Rhys made a "personal" decision to purchase Wardair and NOT a business decision. Rhys and Max were friends and this drove Rhys to help his friend.
As a result, a complete failure to read and interpret the pending market and future world trade broke down at Canadian.... Canadian wanted access to GB and as a result were willing to pull out of Amsterdam.... This was to happen eventually and Rhys along with Kevin Jenkins did not have the skill to see the future which so many carriers executive management do infact have and with time, Canadian could have had not only GB but LHR over time and not pay for Wardiar which was on the brink of bankruptcy. Eventually, Wardair brought absolutely nothing to the makeup of Canadian.
Please note I am not taking away anything from Max.... extrodinary airline! Period!
Wapl8s From , joined Dec 1969, posts, RR:
Reply 5, posted (14 years 8 months 3 weeks 1 day 2 hours ago) and read 1986 times:
Our first trip to Hawaii was on Wardair 747 C-FFUN "Romeo Vachon", YVR-HNL. What a wonderful time with a wonderful crew. Came home on CF-DJC "Phil Garrett". This was back in 1980. All the booze was free--one big party!
Hmmmm... From Canada, joined May 1999, 2114 posts, RR: 5
Reply 6, posted (14 years 8 months 3 weeks 1 day 2 hours ago) and read 1978 times:
It's amazing. Max Ward made Wardair the most respected airline in Canada and then destroyed his own creation, to end up back where he started, up North flying bush planes.
When I flew Wardair, it always seemed that everyone onboard would talk about how good the service was compared to scheduled carriers like Air Canada and CP. Real China dishes and hefty cutlery on table cloths, not paper mats. And much more pleasant FAs. All for the same money or less than the majors. Many people considered flying Wardair to be a step up from Air Canada because of the special niceties. Instead of going charter, it was like going business class.
I flew them twice to Florida in the mid-'80s and once to England in '78.

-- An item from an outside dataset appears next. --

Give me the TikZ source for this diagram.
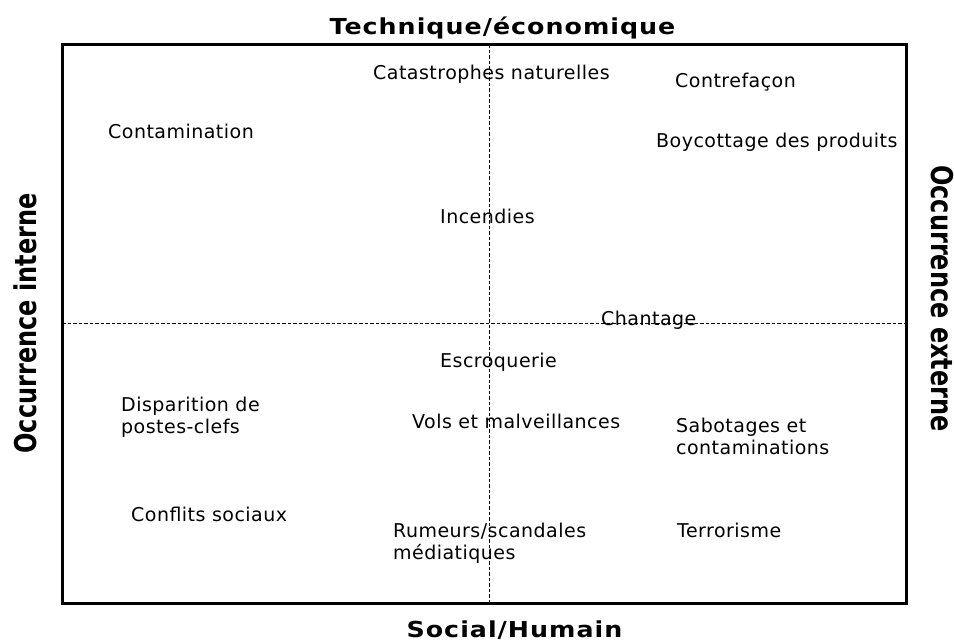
\documentclass[tikz,border=0pt]{standalone}
\usepackage{fontspec}
\setmainfont{DejaVu Sans}[LetterSpace=2.5]
\newfontfamily\axisfont{DejaVu Sans}[LetterSpace=4]
\newfontfamily\sidefont{DejaVu Sans}
\newcommand{\axistext}[1]{\scalebox{1.15}[1]{\axisfont\bfseries\fontsize{22}{26}\selectfont #1}}
\newcommand{\sidetext}[1]{\scalebox{0.8}[1]{\sidefont\bfseries\fontsize{30}{34}\selectfont #1}}
\begin{document}
\begin{tikzpicture}[x=1pt,y=-1pt,
  lbl/.style={inner sep=0pt, font=\fontsize{19}{22}\selectfont, anchor=base west},
  lbl2/.style={inner sep=0pt, font=\fontsize{19}{22}\selectfont, anchor=north west, align=left},
  axis/.style={inner sep=0pt, anchor=base},
  side/.style={inner sep=0pt},
  quad/.style={dash pattern=on 3.5pt off 2pt, line width=0.9pt}]
\useasboundingbox (0,0) rectangle (954,641);
\coordinate (tl) at (62,44);
\coordinate (br) at (906,603);
\draw[line width=3pt] (tl) rectangle (br);
\coordinate (vt) at (489,44);
\coordinate (vb) at (489,603);
\coordinate (hl) at (62,323);
\coordinate (hr) at (906,323);
\draw[quad] (vt) -- (vb);
\draw[quad] (hl) -- (hr);
\node[axis] (top) at (502.5,34) {\axistext{Technique/économique}};
\node[axis] (bot) at (514.5,637) {\axistext{Social/Humain}};
\node[side, rotate=90] (left) at (25.5,323.5) {\sidetext{Occurrence interne}};
\node[side, rotate=-90] (right) at (942,298.5) {\sidetext{Occurrence externe}};
\node[lbl] (cat) at (373,79) {Catastrophes naturelles};
\node[lbl] (contref) at (675,87) {Contrefaçon};
\node[lbl] (contam) at (108,138) {Contamination};
\node[lbl] (boy) at (656,147) {Boycottage des produits};
\node[lbl] (inc) at (440,223) {Incendies};
\node[lbl] (chan) at (601,325) {Chantage};
\node[lbl] (esc) at (440,367) {Escroquerie};
\node[lbl2] (disp) at (121,397) {Disparition de\\postes-clefs};
\node[lbl] (vols) at (412,428) {Vols et malveillances};
\node[lbl2] (sab) at (676,418) {Sabotages et\\contaminations};
\node[lbl] (conf) at (131,521) {Conflits sociaux};
\node[lbl2] (rum) at (393,523) {Rumeurs/scandales\\médiatiques};
\node[lbl] (ter) at (677,537) {Terrorisme};
\end{tikzpicture}
\end{document}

Here is a photo I took from 1977.
Then Max decided he could compete with Air Canada on scheduled domestic routes and, of course, got slaughtered. I believe that Ward was too smart for such a colossal and obvious boo-boo. I believe that he was looking to sell Wardair at that junction in his life. He took it as far as it was going to go, and he wanted out with as much loot as he could carry. So he went scheduled in the hope of garnering a bigger price for his airline at the exact time that Canadian was looking to bulk themselves up in preparation for their new battle with Air Canada. And if Canadian didn't go for the bait, maybe Air Canada would have.
In the end, Ward got a very good price and took himself back North to the flying he loved. And as mentioned, Canadian got nothing but debt and misery. And ten years later, Air Canada got Canadian for a song and dance.

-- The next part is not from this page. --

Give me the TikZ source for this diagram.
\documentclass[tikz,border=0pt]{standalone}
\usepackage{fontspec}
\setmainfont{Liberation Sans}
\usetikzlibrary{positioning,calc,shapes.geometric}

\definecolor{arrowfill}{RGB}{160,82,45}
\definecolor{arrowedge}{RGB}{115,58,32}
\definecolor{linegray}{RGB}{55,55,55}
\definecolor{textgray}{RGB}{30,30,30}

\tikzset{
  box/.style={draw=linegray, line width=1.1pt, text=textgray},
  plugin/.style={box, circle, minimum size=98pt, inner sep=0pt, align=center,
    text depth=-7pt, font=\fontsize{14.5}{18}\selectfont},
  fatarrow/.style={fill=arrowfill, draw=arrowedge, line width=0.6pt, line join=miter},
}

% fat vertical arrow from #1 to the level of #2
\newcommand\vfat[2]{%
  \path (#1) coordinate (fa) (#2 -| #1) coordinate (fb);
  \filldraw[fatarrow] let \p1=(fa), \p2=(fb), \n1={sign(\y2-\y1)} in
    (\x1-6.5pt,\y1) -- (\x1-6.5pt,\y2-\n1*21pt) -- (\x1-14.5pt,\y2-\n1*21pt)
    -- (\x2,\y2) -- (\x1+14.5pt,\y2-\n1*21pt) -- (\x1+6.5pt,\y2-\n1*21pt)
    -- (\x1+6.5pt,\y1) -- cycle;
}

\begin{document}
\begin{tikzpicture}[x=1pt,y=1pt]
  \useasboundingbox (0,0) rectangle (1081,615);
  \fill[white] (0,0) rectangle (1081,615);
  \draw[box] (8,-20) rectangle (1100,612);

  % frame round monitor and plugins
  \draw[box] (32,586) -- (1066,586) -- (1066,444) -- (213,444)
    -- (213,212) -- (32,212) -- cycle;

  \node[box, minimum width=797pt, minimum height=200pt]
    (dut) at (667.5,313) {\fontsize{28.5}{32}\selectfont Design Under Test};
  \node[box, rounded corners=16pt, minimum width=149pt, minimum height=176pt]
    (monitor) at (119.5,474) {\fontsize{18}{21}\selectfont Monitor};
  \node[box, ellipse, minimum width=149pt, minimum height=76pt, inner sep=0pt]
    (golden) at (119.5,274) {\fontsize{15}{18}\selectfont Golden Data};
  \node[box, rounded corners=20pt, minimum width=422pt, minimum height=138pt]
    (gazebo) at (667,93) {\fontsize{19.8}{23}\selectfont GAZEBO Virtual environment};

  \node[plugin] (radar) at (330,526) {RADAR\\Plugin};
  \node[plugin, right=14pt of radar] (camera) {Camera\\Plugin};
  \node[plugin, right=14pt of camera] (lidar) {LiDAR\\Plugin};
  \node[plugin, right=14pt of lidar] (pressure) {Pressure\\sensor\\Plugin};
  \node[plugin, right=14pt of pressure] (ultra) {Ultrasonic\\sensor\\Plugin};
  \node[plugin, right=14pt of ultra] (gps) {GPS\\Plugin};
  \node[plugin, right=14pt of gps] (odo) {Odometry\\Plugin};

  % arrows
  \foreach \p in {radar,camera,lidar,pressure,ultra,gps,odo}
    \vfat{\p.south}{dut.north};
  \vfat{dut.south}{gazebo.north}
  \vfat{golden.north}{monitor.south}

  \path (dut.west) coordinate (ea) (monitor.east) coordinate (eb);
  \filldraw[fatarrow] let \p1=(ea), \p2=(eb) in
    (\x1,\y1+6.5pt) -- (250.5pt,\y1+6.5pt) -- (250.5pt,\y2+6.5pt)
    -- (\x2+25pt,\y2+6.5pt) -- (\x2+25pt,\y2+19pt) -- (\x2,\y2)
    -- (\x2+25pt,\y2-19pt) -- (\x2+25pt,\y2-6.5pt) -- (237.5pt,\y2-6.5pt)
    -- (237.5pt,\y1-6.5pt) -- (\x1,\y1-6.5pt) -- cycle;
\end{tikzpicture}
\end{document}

And the charter flyer got stuck with Air Transat. No china dishes, no good cutlery, no table cloths.
Max Ward giveth, and Max Ward taketh away.
An optimist robs himself of the joy of being pleasantly surprised
AirCanadaMan From Canada, joined Feb 2000, 465 posts, RR: 0
Reply 7, posted (14 years 8 months 3 weeks 1 day 2 hours ago) and read 1980 times:
I have spoken to Max Ward many times about aviation, as he makes frequent visits to Yelloknife, where he started to fly his Moth, brought his otter up and used to fly his twin, there is even a monument at the airport, a real Bristol Freighter painted in the blue Wardiar Colours on a rockface above some trees. Unfortunatley he crashed his Twin Otter this summer in Yellowknife Bay, the last flying plane, still with Wardair titles on it.
Wardairs financial trouble occured when the government would not let him go sked, when it finally came around it was to late. He had placed orders for many new planes including the MD-80 in the late 80's, when the buyout happened, the order was cancelled. I flew Wardair on my first trip to Europe, and the service was excellent, as so say others that have flown. I know an ex Wardair F/A who loved working for them, it was a good airline, and quite a shame they are no longer around.
AC183 From Canada, joined Jul 1999, 1532 posts, RR: 2
Reply 8, posted (14 years 8 months 3 weeks 1 day ago) and read 1974 times:
To add to comments on Wardair's scheduled operations. When they went sked in the '80's I think that was a mistake. Wardair was absolutely the best anywhere at it's charter type operations, but scheduled flying killed it. It's a different environment when you have to fly a sked: you fly regardless of whether or not the seats are full. The 310's proved too big at a time when the market was beginning to fragment into frequency based schedules. That, plus Ward lacked the feed from smaller centres. Ward ordered MD-88 and F.100 aircraft, but it was too late, before they were delivered the company was sold to PWA Corp, which cancelled the orders and sold the line positions.
A student From , joined Dec 1969, posts, RR:
Reply 9, posted (14 years 8 months 3 weeks 17 hours ago) and read 1962 times:
Scheduled flying was not the error. The problem was that it became possible at an unfortunate time for the airline. Look at Canada 3000. As far as I know, they operate scheduled services within Canada, and "charter" services abroad - to Europe in the summer, to suny islands in the winter. That is exactly what Wardair could have been like. The only problem: Their scheduled services were introduced too late for business people to be interested, who were accumulating miles on other airlines' prgorammes. The A310s were too big though.